Show $\lvert f\rvert\leq\lvert g\rvert\Rightarrow f=cg$

Question

Let $f$ and $g$ be entire functions with $\lvert f\rvert\leq\lvert g\rvert$. Show that then $$ f=cg $$ for a constant $c\in\mathbb{C}$.

Can I just do it like this:

$\lvert f(z)\rvert\leq\sup\limits_{z\in\mathbb{C}}\lvert g(z)\rvert$, so f is limited and therefore constant (Liouville), i.e. $f(z)=c~\forall~z\in\mathbb{C}$.

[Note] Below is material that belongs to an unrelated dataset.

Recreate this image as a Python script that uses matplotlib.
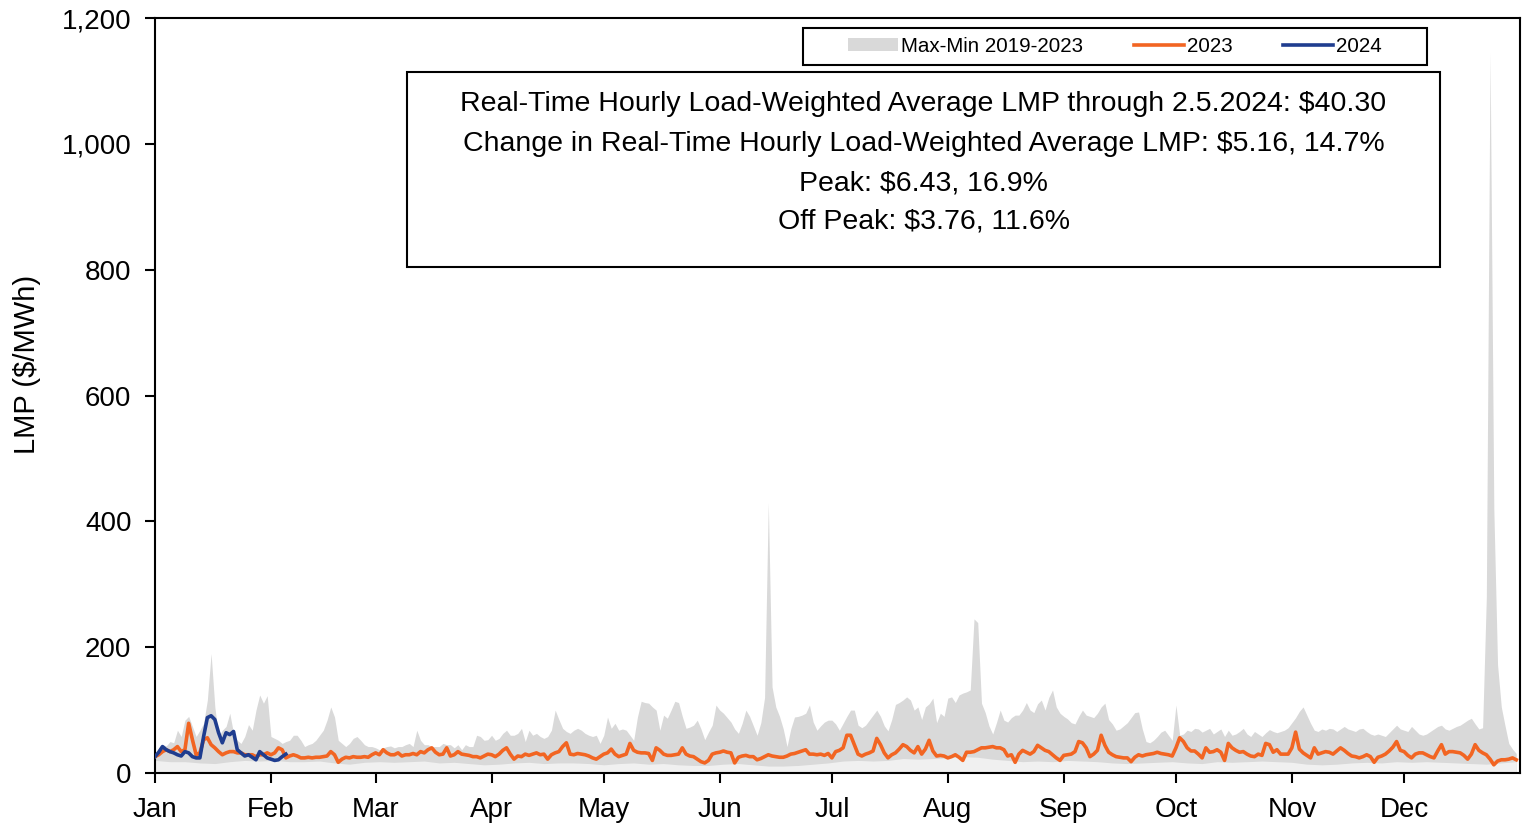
import numpy as np
import matplotlib
matplotlib.use("Agg")
import matplotlib.pyplot as plt
from matplotlib import font_manager as fm
from matplotlib.patches import Rectangle, Patch
from matplotlib.lines import Line2D
from matplotlib.ticker import FuncFormatter

# ---------------- data ----------------
month_labels = ["Jan", "Feb", "Mar", "Apr", "May", "Jun", "Jul", "Aug", "Sep", "Oct", "Nov", "Dec"]
month_start_days = [0, 31, 59, 90, 120, 151, 181, 212, 243, 273, 304, 334]

# 2023 daily real-time load-weighted LMP ($/MWh), by month
lmp_2023_jan = [26, 29, 34, 37, 34, 37, 42, 34, 37, 79, 53, 29, 32, 53, 56, 45, 40, 34, 29, 32, 34, 34, 32, 32, 29, 29, 29, 26, 29, 29, 32]
lmp_2023_feb = [29, 32, 40, 37, 24, 27, 29, 27, 24, 24, 25, 24, 25, 25, 26, 27, 34, 29, 17, 22, 25, 24, 26, 25, 25, 26, 25, 29]
lmp_2023_mar = [32, 29, 37, 32, 29, 29, 32, 27, 29, 29, 31, 29, 34, 32, 37, 40, 33, 29, 30, 40, 27, 29, 34, 30, 29, 28, 26, 26, 24, 27, 30]
lmp_2023_apr = [29, 26, 30, 36, 40, 30, 22, 27, 26, 30, 28, 30, 32, 29, 30, 22, 29, 32, 34, 42, 48, 30, 29, 31, 30, 29, 27, 24, 22, 26]
lmp_2023_may = [30, 32, 38, 30, 26, 28, 30, 47, 36, 33, 32, 32, 31, 20, 40, 36, 30, 28, 28, 29, 30, 40, 30, 27, 26, 22, 18, 16, 20, 30, 32]
lmp_2023_jun = [33, 35, 33, 32, 16, 25, 27, 28, 26, 26, 21, 23, 26, 29, 27, 26, 25, 25, 27, 30, 31, 33, 35, 37, 30, 30, 29, 30, 28, 31]
lmp_2023_jul = [24, 34, 36, 40, 60, 60, 45, 30, 27, 30, 32, 35, 55, 45, 32, 24, 29, 32, 38, 45, 42, 36, 32, 42, 30, 38, 52, 35, 27, 28, 27]
lmp_2023_aug = [24, 26, 29, 25, 20, 33, 33, 34, 37, 40, 40, 41, 42, 40, 40, 37, 27, 29, 17, 30, 36, 33, 30, 34, 44, 40, 36, 34, 29, 24, 20]
lmp_2023_sep = [28, 29, 30, 34, 50, 48, 40, 26, 30, 36, 60, 44, 33, 29, 26, 25, 24, 24, 18, 25, 29, 27, 29, 30, 31, 33, 31, 30, 29, 27]
lmp_2023_oct = [40, 56, 50, 40, 35, 35, 30, 24, 40, 33, 34, 37, 33, 20, 47, 40, 36, 33, 34, 30, 27, 26, 30, 28, 47, 45, 33, 37, 30, 30, 30]
lmp_2023_nov = [40, 65, 38, 32, 28, 24, 40, 30, 32, 34, 33, 30, 35, 40, 36, 31, 27, 26, 24, 26, 29, 26, 17, 25, 27, 30, 35, 41, 50, 36]
lmp_2023_dec = [34, 28, 24, 30, 32, 32, 29, 26, 24, 35, 45, 30, 34, 34, 33, 32, 28, 22, 30, 45, 36, 32, 29, 22, 13, 19, 21, 21, 22, 24, 21]

# 2019-2023 daily maximum, by month
max_jan = [31, 40, 45, 43, 50, 48, 68, 58, 84, 90, 74, 58, 68, 79, 116, 190, 105, 58, 68, 74, 95, 63, 52, 47, 58, 77, 68, 100, 124, 111, 123]
max_feb = [58, 55, 52, 47, 50, 52, 60, 60, 52, 42, 45, 47, 52, 60, 68, 84, 105, 89, 52, 47, 42, 47, 55, 58, 52, 45, 42, 42]
max_mar = [40, 37, 40, 42, 43, 40, 42, 42, 45, 47, 42, 68, 52, 45, 45, 42, 42, 42, 47, 45, 45, 40, 45, 37, 45, 42, 42, 60, 58, 52, 53]
max_apr = [60, 52, 55, 63, 68, 60, 60, 63, 71, 50, 68, 60, 63, 58, 55, 58, 68, 100, 85, 71, 66, 63, 68, 71, 68, 63, 60, 58, 60, 47]
max_may = [60, 89, 71, 79, 68, 70, 68, 60, 52, 89, 114, 112, 111, 105, 100, 68, 92, 87, 100, 114, 112, 90, 71, 73, 76, 84, 70, 53, 65, 76, 108]
max_jun = [100, 95, 88, 81, 70, 63, 79, 100, 90, 75, 60, 80, 120, 430, 137, 105, 90, 70, 42, 70, 89, 90, 92, 95, 108, 81, 68, 75, 81, 84]
max_jul = [84, 78, 68, 79, 90, 100, 100, 76, 72, 76, 84, 92, 100, 90, 75, 67, 85, 109, 112, 116, 121, 116, 100, 105, 85, 105, 110, 119, 80, 95, 90]
max_aug = [119, 121, 112, 124, 127, 129, 132, 245, 239, 111, 96, 75, 62, 80, 100, 84, 81, 88, 92, 92, 100, 112, 100, 96, 110, 116, 100, 120, 132, 105, 95]
max_sep = [90, 86, 80, 78, 90, 100, 92, 90, 88, 95, 105, 111, 85, 78, 68, 70, 75, 80, 88, 96, 97, 70, 50, 48, 52, 58, 65, 68, 60, 52]
max_oct = [108, 60, 62, 68, 66, 71, 70, 65, 68, 71, 62, 66, 70, 58, 68, 60, 62, 66, 71, 62, 58, 66, 62, 58, 64, 69, 66, 64, 66, 68, 72]
max_nov = [80, 88, 98, 105, 92, 79, 68, 66, 70, 68, 71, 70, 66, 70, 74, 70, 68, 66, 70, 71, 66, 62, 60, 62, 60, 58, 64, 70, 76, 70]
max_dec = [68, 66, 74, 68, 62, 60, 62, 66, 70, 74, 76, 70, 68, 71, 74, 76, 80, 84, 87, 78, 70, 72, 280, 1145, 420, 172, 105, 75, 47, 38, 31]

# 2019-2023 minimum, read every 4 days
min_days = [0, 4, 8, 12, 16, 20, 24, 28, 32, 36, 40, 44, 48, 52, 56, 60, 64, 68, 72, 76, 80, 84, 88, 92,
            96, 100, 104, 108, 112, 116, 120, 124, 128, 132, 136, 140, 144, 148, 152, 156, 160, 164, 168,
            172, 176, 180, 184, 188, 192, 196, 200, 204, 208, 212, 216, 220, 224, 228, 232, 236, 240, 244,
            248, 252, 256, 260, 264, 268, 272, 276, 280, 284, 288, 292, 296, 300, 304, 308, 312, 316, 320,
            324, 328, 332, 336, 340, 344, 348, 352, 356, 360, 364]
min_vals = [20, 18, 18, 16, 15, 18, 20, 19, 20, 18, 18, 19, 16, 14, 17, 18, 17, 18, 19, 16, 17, 15, 13, 14,
            16, 17, 15, 16, 16, 15, 13, 15, 16, 14, 15, 13, 12, 12, 14, 15, 13, 11, 11,
            12, 14, 16, 19, 20, 19, 20, 23, 22, 23, 24, 26, 25, 22, 20, 18, 19, 18, 20,
            19, 18, 16, 15, 16, 17, 18, 16, 15, 18, 17, 18, 19, 18, 17, 14, 13, 14, 16,
            17, 16, 18, 17, 18, 17, 16, 15, 14, 16, 18]

# 2024 daily values through Feb 5
lmp_2024 = [26, 33, 42, 37, 34, 32, 29, 27, 34, 32, 26, 24, 24, 58, 88, 91, 85, 64, 48, 64, 61, 66, 37, 32,
            27, 29, 25, 21, 34, 29, 24, 22, 20, 21, 26, 30]

box_lines = [
    "Real-Time Hourly Load-Weighted Average LMP through 2.5.2024: $40.30",
    "Change in Real-Time Hourly Load-Weighted Average LMP: $5.16, 14.7%",
    "Peak: $6.43, 16.9%",
    "Off Peak: $3.76, 11.6%",
]
legend_labels = ["Max-Min 2019-2023", "2023", "2024"]

lmp_2023 = (lmp_2023_jan + lmp_2023_feb + lmp_2023_mar + lmp_2023_apr + lmp_2023_may + lmp_2023_jun +
            lmp_2023_jul + lmp_2023_aug + lmp_2023_sep + lmp_2023_oct + lmp_2023_nov + lmp_2023_dec)
max_vals = (max_jan + max_feb + max_mar + max_apr + max_may + max_jun +
            max_jul + max_aug + max_sep + max_oct + max_nov + max_dec)
days = np.arange(len(lmp_2023))
days_2024 = np.arange(len(lmp_2024))

# ---------------- fonts ----------------
names = {f.name for f in fm.fontManager.ttflist}
narrow_ok = "Liberation Sans Narrow" in names
narrow = "Liberation Sans Narrow" if narrow_ok else "Liberation Sans"
regular = "Liberation Sans"
tick_fs = 22 if narrow_ok else 20
box_fs = 24 if narrow_ok else 20.5
leg_fs = 18 if narrow_ok else 14.8

# ---------------- figure ----------------
W, H = 1522, 825
fig = plt.figure(figsize=(W / 100, H / 100), dpi=100)
fig.patch.set_facecolor("white")
ax = fig.add_axes([155 / W, 1 - 773 / H, 1365 / W, 755 / H])

c_gray = "#d9d9d9"
c_light = "#f0f0f0"
c_orange = "#f26522"
c_blue = "#1f3d8f"

ax.fill_between(days, 0, max_vals, color=c_gray, lw=0, zorder=1)
ax.fill_between(min_days, 0, min_vals, color=c_light, lw=0, zorder=2)
ax.plot(days, lmp_2023, color=c_orange, lw=2.6, zorder=3)
ax.plot(days_2024, lmp_2024, color=c_blue, lw=2.6, zorder=4)

ax.set_xlim(0, 365)
ax.set_ylim(0, 1200)
ax.set_yticks(np.arange(0, 1201, 200))
ax.yaxis.set_major_formatter(FuncFormatter(lambda v, p: f"{int(v):,}"))
ax.set_xticks(month_start_days)
ax.set_xticklabels(month_labels)

for sp in ax.spines.values():
    sp.set_linewidth(1.5)
    sp.set_color("black")

ax.tick_params(axis="both", direction="out", length=7, width=1.5, color="black")
ax.tick_params(axis="x", pad=10)
ax.tick_params(axis="y", pad=10)
for lab in ax.get_xticklabels() + ax.get_yticklabels():
    lab.set_fontfamily(narrow)
    lab.set_fontsize(tick_fs)

fig.text(27 / W, 1 - 364.5 / H, "LMP ($/MWh)", rotation=90, ha="center", va="center",
         fontsize=21, family=regular)

# info box
bx0, bx1 = (407 - 155) / 1365, (1440 - 155) / 1365
by0, by1 = (773 - 267) / 755, (773 - 72) / 755
ax.add_patch(Rectangle((bx0, by0), bx1 - bx0, by1 - by0, transform=ax.transAxes,
                       facecolor="white", edgecolor="black", lw=1.5, zorder=5))
line_y = [104, 144, 183, 222]
for txt, yy in zip(box_lines, line_y):
    ax.text((bx0 + bx1) / 2, (773 - yy) / 755, txt, transform=ax.transAxes, ha="center", va="center",
            fontsize=box_fs, family=narrow, zorder=6)

# legend
lx0, lx1 = (803 - 155) / 1365, (1427 - 155) / 1365
ly0, ly1 = (773 - 65) / 755, (773 - 28) / 755
ax.add_patch(Rectangle((lx0, ly0), lx1 - lx0, ly1 - ly0, transform=ax.transAxes,
                       facecolor="white", edgecolor="black", lw=1.5, zorder=5))
handles = [Patch(facecolor=c_gray, edgecolor="none"),
           Line2D([], [], color=c_orange, lw=2.6),
           Line2D([], [], color=c_blue, lw=2.6)]
leg = ax.legend(handles, legend_labels, loc="center", bbox_to_anchor=((lx0 + lx1) / 2, (ly0 + ly1) / 2),
                ncol=3, frameon=False, prop={"family": narrow, "size": leg_fs},
                handlelength=2.45, handleheight=0.6, handletextpad=0.15, columnspacing=2.45,
                borderaxespad=0)
leg.set_zorder(7)

fig.savefig("out.png", dpi=100)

1. $c=0$: Then $0=f(z)=0\cdot g(z)$

2. $c\neq 0$: Then $g(z)\neq 0$ and therefore $\frac{f(z)}{g(z)}$ is defined. This is an entire function because $f$ and $g$ are entire function and it is $$ \left\lvert\frac{f(z)}{g(z)}\right\rvert=\frac{\lvert f(z)\rvert}{\lvert g(z)\rvert}\leq 1, $$ so $\frac{f(z)}{g(z)}$ is a bounded entire function and therefore constant, lets say for a $d\in\mathbb{C}$ $$ \frac{f(z)}{g(z)}=d~\forall~z\in\mathbb{C}\Leftrightarrow f(z)=d\cdot g(z). $$

This is my proof. Is it okay or does one need a special sentence for this proof?

Answer 1

As you've seen in the comments, your method of proof isn't valid. What you can do, though, is to consider two separate cases: $g\equiv 0$ and $g\not\equiv0$. The first case is obvious, so I'll leave that to you. In the second case, show that $f$ has zeros at the same places as $g$ with at least the same order. If you can show that, then $f/g$ is an entire function and $|f/g|\leq1$, so by Liouville's theorem is constant. By the open mapping theorem, then $f/g$ is constant, so $f=cg$ as desired.